The fundamental Partial Differential Equation (PDE) that governs this world looks like this:
\frac{\partial V}{\partial t} + rS\frac{\partial V}{\partial S} + \frac{1}{2}\sigma^{2}S^{2}\frac{\partial^{2} V}{\partial S^{2}} - rV = 0
While that might look intimidating, all it’s really saying is that the change in the option’s value over time, plus its sensitivity to stock price changes and volatility, must equal the risk-free return of the portfolio. This is Arbitrage-Free Pricing theory in its purest, most elegant form.
Common Pitfalls and Limitations
Even though this theory is brilliant, I have to be honest: it isn’t perfect. In my time studying these markets, I’ve noticed a few areas where the theory hits a wall.
- Transaction Costs: The theory assumes you can trade for free. In reality, commissions and bid-ask spreads can eat up those “arbitrage” profits.
- Liquidity Issues: Sometimes, you can’t buy or sell an asset fast enough to close an arbitrage gap.
- Market Gaps: The theory often assumes prices move smoothly. But if a market crashes overnight (a “gap”), the replication strategy fails.
The Evolution of the Theory: From Simple to Complex
Arbitrage-Free Pricing theory has come a long way since the 1970s. Early models assumed that volatility—the “wiggliness” of a stock—was constant. Anyone who has lived through a market cycle knows that isn’t true.
Today, we use “Stochastic Volatility” models. These take the core tenets of the theory but add a layer of reality: they acknowledge that risk itself is unpredictable. However, the underlying rule remains: you cannot have a risk-free profit.
Practical Steps for Applying the Theory
If you want to start using Arbitrage-Free Pricing theory in your own analysis, here is how I recommend approaching it:
- Identify the Underlying: Start with an asset that has a clear market price (like a stock or a bond).
- Define the Cash Flows: What does the derivative pay out at the end?
- Find the Risk-Free Rate: Look up the current yield on a 3-month or 10-year Treasury note.
- Build a Replication Model: Use a spreadsheet to see if you can create the same payoff using the underlying asset and cash.
- Check for Discrepancies: If the market price of the derivative is wildly different from your model, ask why. Usually, it’s because the market expects something your model hasn’t accounted for yet.
A Note on Put-Call Parity
One of my favorite “quick checks” derived from Arbitrage-Free Pricing theory is Put-Call Parity. It’s a simple equation that must hold true for European options. If it doesn’t, arbitrage is possible.
C - P = S - K \times e^{-rT}
Where:
- C = Call Price
- P = Put Price
- S = Spot Price
- K = Strike Price
If you ever see these two sides out of balance, you’ve found a crack in the market!
The Role of Technology in Modern Arbitrage
In the past, a human could spot an arbitrage opportunity and call their broker.
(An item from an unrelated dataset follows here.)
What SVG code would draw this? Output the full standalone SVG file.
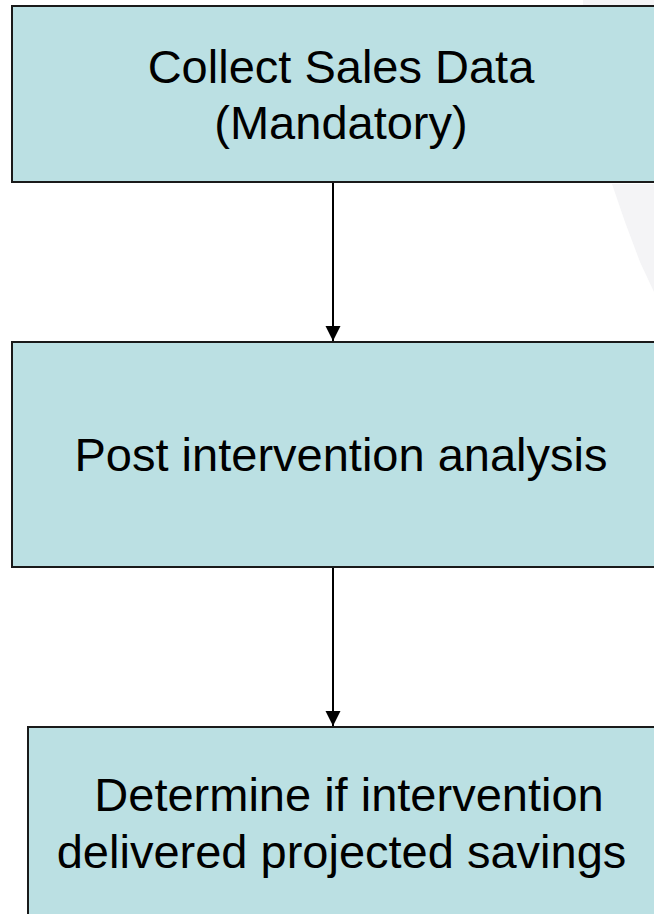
<svg xmlns="http://www.w3.org/2000/svg" width="654" height="914" viewBox="0 0 654 914">
<style>
.box{fill:#bbe0e3;stroke:#1a1a1a;stroke-width:2}
.lbl{font-family:"Liberation Sans",Arial,sans-serif;font-size:47px;fill:#000;text-anchor:middle}
.conn{stroke:#000;stroke-width:2;fill:none}
</style>
<defs>
<marker id="arr" markerUnits="userSpaceOnUse" markerWidth="16" markerHeight="16" refX="15" refY="7.5" orient="auto">
<path d="M0,0 L15,7.5 L0,15 Z" fill="#000"/>
</marker>
</defs>
<rect width="654" height="914" fill="#fff"/>
<g id="watermark">
<polygon points="583,0 654,0 654,5 583,5" fill="#f4f4f6"/>
<polygon points="612,184 654,184 654,292 640,262 625,222" fill="#f4f4f6"/>
</g>
<g id="connectors">
<line class="conn" x1="333" y1="182" x2="333" y2="341" marker-end="url(#arr)"/>
<line class="conn" x1="333" y1="567" x2="333" y2="726" marker-end="url(#arr)"/>
</g>
<g id="node1">
<rect class="box" x="12" y="6" width="660" height="176"/>
<text class="lbl" x="341" y="83">Collect Sales Data</text>
<text class="lbl" x="341" y="139">(Mandatory)</text>
</g>
<g id="node2">
<rect class="box" x="12" y="342" width="660" height="225"/>
<text class="lbl" x="341" y="471">Post intervention analysis</text>
</g>
<g id="node3">
<rect class="box" x="28" y="727" width="660" height="220"/>
<text class="lbl" x="349" y="811">Determine if intervention</text>
<text class="lbl" x="341.5" y="868">delivered projected savings</text>
</g>
</svg>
Today, high-frequency trading (HFT) algorithms scan the globe in microseconds. These bots are the “enforcers” of Arbitrage-Free Pricing theory. They find tiny discrepancies—fractions of a penny—and trade them away instantly. This actually makes the markets more efficient for the rest of us.
Why Should the Average Investor Care?
You might think, “I’m not building complex derivatives, so why does this matter?”
I believe it matters because it teaches us about valuation discipline. When you understand that an asset’s price is linked to its components, you stop looking at prices as random numbers. You start seeing the invisible threads that connect stocks, bonds, and options.
Frequently Asked Questions
What is the “No-Arbitrage” condition?
It is the assumption that no investment strategy can guarantee a profit without any risk of loss.
Does Arbitrage-Free Pricing theory work in crypto?
Mostly, yes, but because crypto markets are less mature, arbitrage opportunities tend to last much longer than in traditional finance.
Is this theory used for valuing real estate?
Rarely, because real estate is not “liquid” and no two houses are identical, making perfect replication impossible.
What is the difference between arbitrage and speculation?
Arbitrage is seeking a risk-free profit from price differences, while speculation involves taking a risk to earn an uncertain profit.
Can I do arbitrage manually?
It’s very difficult today because automated systems are much faster than humans at spotting these gaps.
Conclusion: The Lasting Power of Arbitrage-Free Pricing Theory
As I wrap up this exploration, I hope you see that Arbitrage-Free Pricing theory is more than just a collection of formulas. It is a philosophy of balance. It tells us that in a fair and competitive market, you can’t get something for nothing. By linking the value of complex derivatives to simple underlying assets, this theory provides the transparency and stability that modern finance requires.
I’ve found that the more I respect the logic of Arbitrage-Free Pricing theory, the better I become at navigating the complexities of the financial world. It keeps us grounded, reminding us that every price has a reason, and every “free lunch” usually has a hidden cost. Keep these principles in mind, and you’ll find that the noise of the market starts to sound a whole lot more like a well-orchestrated symphony.